Go through the data and copy every line exactly, but not the images.

[start Recorded data]

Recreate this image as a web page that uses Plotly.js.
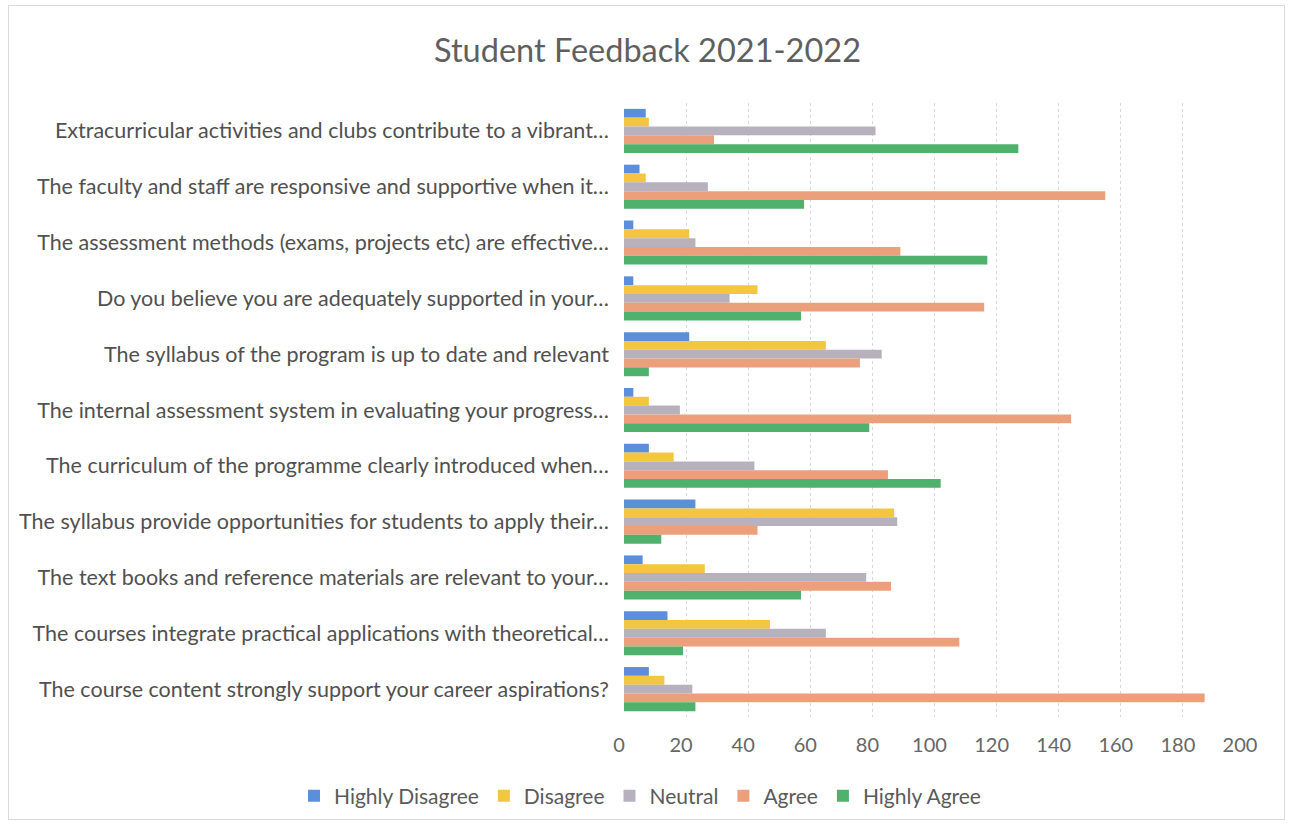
<!DOCTYPE html>
<html><head><meta charset="utf-8">
<script src="https://cdn.plot.ly/plotly-3.0.1.min.js"></script>
<style>
body{margin:0;background:#fff;}
#chart{position:absolute;left:8px;top:5px;width:1277px;height:815px;border:1px solid #dadada;box-sizing:border-box;}
</style></head>
<body><div id="chart"></div>
<script>
const categories = [
  "Extracurricular activities and clubs contribute to a vibrant…",
  "The faculty and staff are responsive and supportive when it…",
  "The assessment methods (exams, projects etc) are effective…",
  "Do you believe you are adequately supported in your…",
  "The syllabus of the program is up to date and relevant",
  "The internal assessment system in evaluating your progress…",
  "The curriculum of the programme clearly introduced when…",
  "The syllabus provide opportunities for students to apply their…",
  "The text books and reference materials are relevant to your…",
  "The courses integrate practical applications with theoretical…",
  "The course content strongly support your career aspirations?"
];
const seriesNames = ["Highly Disagree","Disagree","Neutral","Agree","Highly Agree"];
const highlyDisagree = [7, 5, 3, 3, 21, 3, 8, 23, 6, 14, 8];
const disagree       = [8, 7, 21, 43, 65, 8, 16, 87, 26, 47, 13];
const neutral        = [81, 27, 23, 34, 83, 18, 42, 88, 78, 65, 22];
const agree          = [29, 155, 89, 116, 76, 144, 85, 43, 86, 108, 187];
const highlyAgree    = [127, 58, 117, 57, 8, 79, 102, 12, 57, 19, 23];
const xTicks = [0,20,40,60,80,100,120,140,160,180,200];

const colors = ["#5b8fdb","#f3c640","#b7b1bd","#eba07b","#4fb16b"];
const values = [highlyDisagree, disagree, neutral, agree, highlyAgree];
const font = "Lato, 'Open Sans', sans-serif";

const traces = values.map((v,i)=>({
  type:"bar", orientation:"h", name:seriesNames[i],
  y:categories, x:v, marker:{color:colors[i]}, hoverinfo:"x+name"
}));

const W = 1277, H = 815, ML = 615, MR = 41, MT = 97, MB = 104;
const plotW = W - ML - MR, plotH = H - MT - MB;

const layout = {
  width:W, height:H,
  margin:{l:ML, r:MR, t:MT, b:MB, autoexpand:false},
  paper_bgcolor:"rgba(0,0,0,0)", plot_bgcolor:"#fff",
  font:{family:font, color:"#595959", size:20},
  title:{text:"Student Feedback 2021-2022", font:{family:font, size:32.5, color:"#5f5f5f"},
         xref:"container", x:0.5, xanchor:"center", yref:"container", y:1-45/H, yanchor:"middle"},
  barmode:"group", bargap:0.21, bargroupgap:0,
  xaxis:{range:[0,200], tickvals:xTicks, ticktext:xTicks.map(String), showgrid:true,
         gridcolor:"#d8d8d8", griddash:"dot", gridwidth:1, zeroline:false, showline:false,
         ticks:"", ticklabelstandoff:14, ticklabelshift:-5, tickfont:{size:20, color:"#666666"}, fixedrange:true},
  yaxis:{autorange:"reversed", type:"category", showgrid:false, zeroline:false, showline:false,
         ticks:"", ticklabelstandoff:14, tickfont:{size:21.5, color:"#505050"}, fixedrange:true},
  showlegend:true,
  legend:{orientation:"h", xref:"paper", x:(285-ML)/plotW, xanchor:"left",
          yref:"paper", y:-(790-(H-MB))/plotH, yanchor:"middle",
          font:{size:21, color:"#5a5a5a"}, itemwidth:30, traceorder:"normal"}
};
Plotly.newPlot("chart", traces, layout, {displayModeBar:false, staticPlot:true});
</script></body></html>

[end Recorded data]

_Task answer_
Recreate this image as a web page that uses Plotly.js.
<!DOCTYPE html>
<html><head><meta charset="utf-8">
<script src="https://cdn.plot.ly/plotly-3.0.1.min.js"></script>
<style>
body{margin:0;background:#fff;}
#chart{position:absolute;left:8px;top:5px;width:1277px;height:815px;border:1px solid #dadada;box-sizing:border-box;}
</style></head>
<body><div id="chart"></div>
<script>
const categories = [
  "Extracurricular activities and clubs contribute to a vibrant…",
  "The faculty and staff are responsive and supportive when it…",
  "The assessment methods (exams, projects etc) are effective…",
  "Do you believe you are adequately supported in your…",
  "The syllabus of the program is up to date and relevant",
  "The internal assessment system in evaluating your progress…",
  "The curriculum of the programme clearly introduced when…",
  "The syllabus provide opportunities for students to apply their…",
  "The text books and reference materials are relevant to your…",
  "The courses integrate practical applications with theoretical…",
  "The course content strongly support your career aspirations?"
];
const seriesNames = ["Highly Disagree","Disagree","Neutral","Agree","Highly Agree"];
const highlyDisagree = [7, 5, 3, 3, 21, 3, 8, 23, 6, 14, 8];
const disagree       = [8, 7, 21, 43, 65, 8, 16, 87, 26, 47, 13];
const neutral        = [81, 27, 23, 34, 83, 18, 42, 88, 78, 65, 22];
const agree          = [29, 155, 89, 116, 76, 144, 85, 43, 86, 108, 187];
const highlyAgree    = [127, 58, 117, 57, 8, 79, 102, 12, 57, 19, 23];
const xTicks = [0,20,40,60,80,100,120,140,160,180,200];

const colors = ["#5b8fdb","#f3c640","#b7b1bd","#eba07b","#4fb16b"];
const values = [highlyDisagree, disagree, neutral, agree, highlyAgree];
const font = "Lato, 'Open Sans', sans-serif";

const traces = values.map((v,i)=>({
  type:"bar", orientation:"h", name:seriesNames[i],
  y:categories, x:v, marker:{color:colors[i]}, hoverinfo:"x+name"
}));

const W = 1277, H = 815, ML = 615, MR = 41, MT = 97, MB = 104;
const plotW = W - ML - MR, plotH = H - MT - MB;

const layout = {
  width:W, height:H,
  margin:{l:ML, r:MR, t:MT, b:MB, autoexpand:false},
  paper_bgcolor:"rgba(0,0,0,0)", plot_bgcolor:"#fff",
  font:{family:font, color:"#595959", size:20},
  title:{text:"Student Feedback 2021-2022", font:{family:font, size:32.5, color:"#5f5f5f"},
         xref:"container", x:0.5, xanchor:"center", yref:"container", y:1-45/H, yanchor:"middle"},
  barmode:"group", bargap:0.21, bargroupgap:0,
  xaxis:{range:[0,200], tickvals:xTicks, ticktext:xTicks.map(String), showgrid:true,
         gridcolor:"#d8d8d8", griddash:"dot", gridwidth:1, zeroline:false, showline:false,
         ticks:"", ticklabelstandoff:14, ticklabelshift:-5, tickfont:{size:20, color:"#666666"}, fixedrange:true},
  yaxis:{autorange:"reversed", type:"category", showgrid:false, zeroline:false, showline:false,
         ticks:"", ticklabelstandoff:14, tickfont:{size:21.5, color:"#505050"}, fixedrange:true},
  showlegend:true,
  legend:{orientation:"h", xref:"paper", x:(285-ML)/plotW, xanchor:"left",
          yref:"paper", y:-(790-(H-MB))/plotH, yanchor:"middle",
          font:{size:21, color:"#5a5a5a"}, itemwidth:30, traceorder:"normal"}
};
Plotly.newPlot("chart", traces, layout, {displayModeBar:false, staticPlot:true});
</script></body></html>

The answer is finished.